LUX, LIQUOR, ET VERITAS
Who knew so many architects were so true to blue—and we’re not just talking donkey dems, here. Waves of Yalies—past, present, and indeterminate—descended upon New Haven on November 7 to commemorate the rededication and renaming of the improbably once-reviled A&A Building, henceforth Paul Rudolph Hall. Among the silvery-haired eminences squirming in the restored benches of Hastings Hall during a soporific keynote by curator Timothy Rohan were Vincent Scully, Kevin Roche, Charles Gwathmey, Peter Eisenman, Cynthia Davidson, Sid Bass, and Joan Davidson, plus younger eminences Deborah Berke, Tod Williams, Billie Tsien, Joel Sanders, and assorted journos, including Newsweek’s Cathleen McGuigan, Time’s Richard Lacayo, Bob Ivy, and Paul Goldberger, and faculty too numerous to name. Then came the exclusive dinner for three hundred—reminding us of the last stand at Thermopylae—where host Stern, demonstrating either inscrutable savvy or a surprisingly tin ear for seating buzz, placed Vanity Fair’s Matt Tynauer at a chilly upstairs table one remove even from a roomful of faculty players, among them Michael Haverland, who until now, we were told, has not even been on speaking terms with Yale since his contract ended. Former Princeton dean Bob Maxwell flew in from London a day earlier than famed Rudolph students Norman Foster and Richard Rogers, slated to speak at the symposium on Saturday, but we have yet to find anyone who stuck it out past that night’s chocolate mousse log, though Gregg Pasquarelli and Chris Sharples lasted long enough to toss back one last round at the reliably seedy Anchor Bar.

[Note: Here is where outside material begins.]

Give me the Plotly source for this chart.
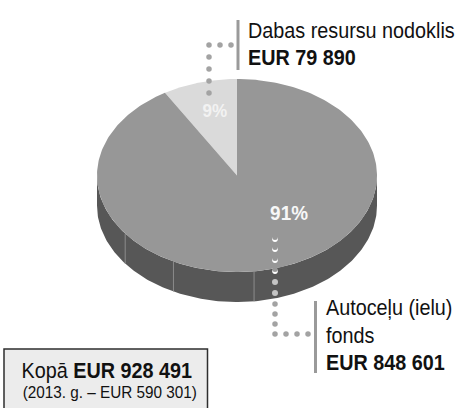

Our party at the glassy and classy USM showroom in Soho may not have been quite so upper-crust but it was just the blast among well-wishers we wanted to usher in our fifth year in business. Among the loyal (and the loaded) who joined us were Calvin Tsao, Charles Renfro, Morris Adjmi, Carol Willis, James Sanders, Stan Allen, David Ling, Sylvia Smith of FXFowle, Ashley O’Neill of SOM, Lee Washesky of Polshek Partnership, and AN contributors Alex Gorlin and Aric Chen, the latter fresh from a grand pooh-bah dinner in celebration of Zaha Hadid’s double hitter—Chanel Pavilion and Sonnabend Gallery exhibition—where Pin-Up’s Alex de Looz sat rapt in attendance at her side while Nicolai Ourossoff, Craig Robbins, Hani Rashid, and Lise Anne Couture fluttered about and Prada artist Francesco Vezzoli marveled at the fact that he didn’t recognize anybody.